» WHAT IS REQUIRED: Repeat the material verbatim and drop the pictures.

» GIVEN INFORMATION:
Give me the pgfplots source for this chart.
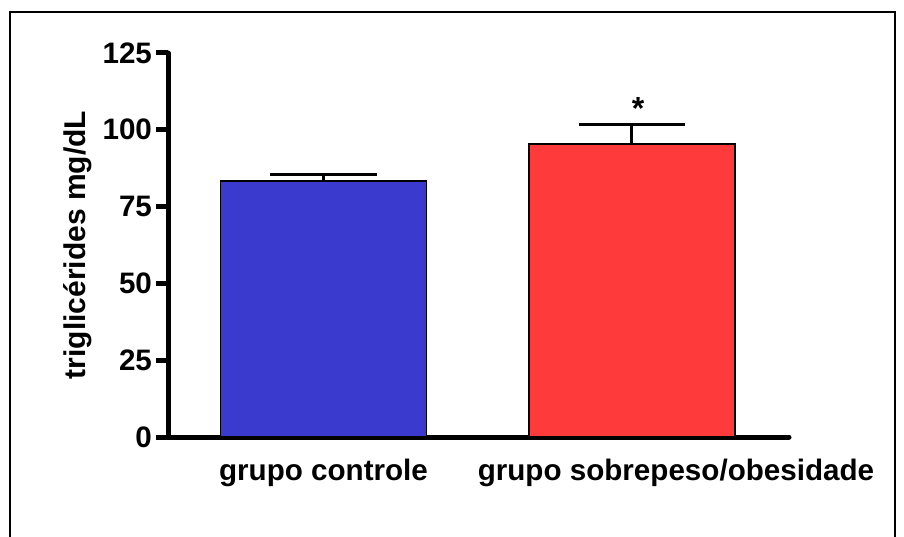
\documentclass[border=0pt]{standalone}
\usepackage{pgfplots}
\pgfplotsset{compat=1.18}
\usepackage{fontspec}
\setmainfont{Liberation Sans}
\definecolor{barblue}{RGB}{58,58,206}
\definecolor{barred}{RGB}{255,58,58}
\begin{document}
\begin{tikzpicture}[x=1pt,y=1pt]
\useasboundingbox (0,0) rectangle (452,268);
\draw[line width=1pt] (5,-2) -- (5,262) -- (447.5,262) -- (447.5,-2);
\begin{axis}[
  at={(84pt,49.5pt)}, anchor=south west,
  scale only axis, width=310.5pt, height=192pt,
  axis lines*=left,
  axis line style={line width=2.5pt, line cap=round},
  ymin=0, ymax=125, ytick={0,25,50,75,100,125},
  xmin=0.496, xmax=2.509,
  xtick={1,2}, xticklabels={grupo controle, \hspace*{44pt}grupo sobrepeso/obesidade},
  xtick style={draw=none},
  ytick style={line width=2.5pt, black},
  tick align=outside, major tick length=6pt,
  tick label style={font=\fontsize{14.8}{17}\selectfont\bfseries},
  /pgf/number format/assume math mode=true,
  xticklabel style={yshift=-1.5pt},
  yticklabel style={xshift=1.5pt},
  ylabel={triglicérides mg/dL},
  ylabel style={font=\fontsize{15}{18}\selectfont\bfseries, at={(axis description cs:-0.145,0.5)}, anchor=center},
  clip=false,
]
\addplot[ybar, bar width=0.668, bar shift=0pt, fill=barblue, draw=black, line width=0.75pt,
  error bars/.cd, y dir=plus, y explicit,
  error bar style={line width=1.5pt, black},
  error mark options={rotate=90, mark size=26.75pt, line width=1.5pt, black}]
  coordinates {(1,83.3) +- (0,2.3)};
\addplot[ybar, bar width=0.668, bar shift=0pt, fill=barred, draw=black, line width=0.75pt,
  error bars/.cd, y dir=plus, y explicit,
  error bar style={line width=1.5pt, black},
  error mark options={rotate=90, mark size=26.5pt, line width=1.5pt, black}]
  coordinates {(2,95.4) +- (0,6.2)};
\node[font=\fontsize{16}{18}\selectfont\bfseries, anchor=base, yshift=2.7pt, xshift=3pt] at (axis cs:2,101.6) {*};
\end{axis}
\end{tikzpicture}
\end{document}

» EXPECTED ANSWER:
Give me the pgfplots source for this chart.
\documentclass[border=0pt]{standalone}
\usepackage{pgfplots}
\pgfplotsset{compat=1.18}
\usepackage{fontspec}
\setmainfont{Liberation Sans}
\definecolor{barblue}{RGB}{58,58,206}
\definecolor{barred}{RGB}{255,58,58}
\begin{document}
\begin{tikzpicture}[x=1pt,y=1pt]
\useasboundingbox (0,0) rectangle (452,268);
\draw[line width=1pt] (5,-2) -- (5,262) -- (447.5,262) -- (447.5,-2);
\begin{axis}[
  at={(84pt,49.5pt)}, anchor=south west,
  scale only axis, width=310.5pt, height=192pt,
  axis lines*=left,
  axis line style={line width=2.5pt, line cap=round},
  ymin=0, ymax=125, ytick={0,25,50,75,100,125},
  xmin=0.496, xmax=2.509,
  xtick={1,2}, xticklabels={grupo controle, \hspace*{44pt}grupo sobrepeso/obesidade},
  xtick style={draw=none},
  ytick style={line width=2.5pt, black},
  tick align=outside, major tick length=6pt,
  tick label style={font=\fontsize{14.8}{17}\selectfont\bfseries},
  /pgf/number format/assume math mode=true,
  xticklabel style={yshift=-1.5pt},
  yticklabel style={xshift=1.5pt},
  ylabel={triglicérides mg/dL},
  ylabel style={font=\fontsize{15}{18}\selectfont\bfseries, at={(axis description cs:-0.145,0.5)}, anchor=center},
  clip=false,
]
\addplot[ybar, bar width=0.668, bar shift=0pt, fill=barblue, draw=black, line width=0.75pt,
  error bars/.cd, y dir=plus, y explicit,
  error bar style={line width=1.5pt, black},
  error mark options={rotate=90, mark size=26.75pt, line width=1.5pt, black}]
  coordinates {(1,83.3) +- (0,2.3)};
\addplot[ybar, bar width=0.668, bar shift=0pt, fill=barred, draw=black, line width=0.75pt,
  error bars/.cd, y dir=plus, y explicit,
  error bar style={line width=1.5pt, black},
  error mark options={rotate=90, mark size=26.5pt, line width=1.5pt, black}]
  coordinates {(2,95.4) +- (0,6.2)};
\node[font=\fontsize{16}{18}\selectfont\bfseries, anchor=base, yshift=2.7pt, xshift=3pt] at (axis cs:2,101.6) {*};
\end{axis}
\end{tikzpicture}
\end{document}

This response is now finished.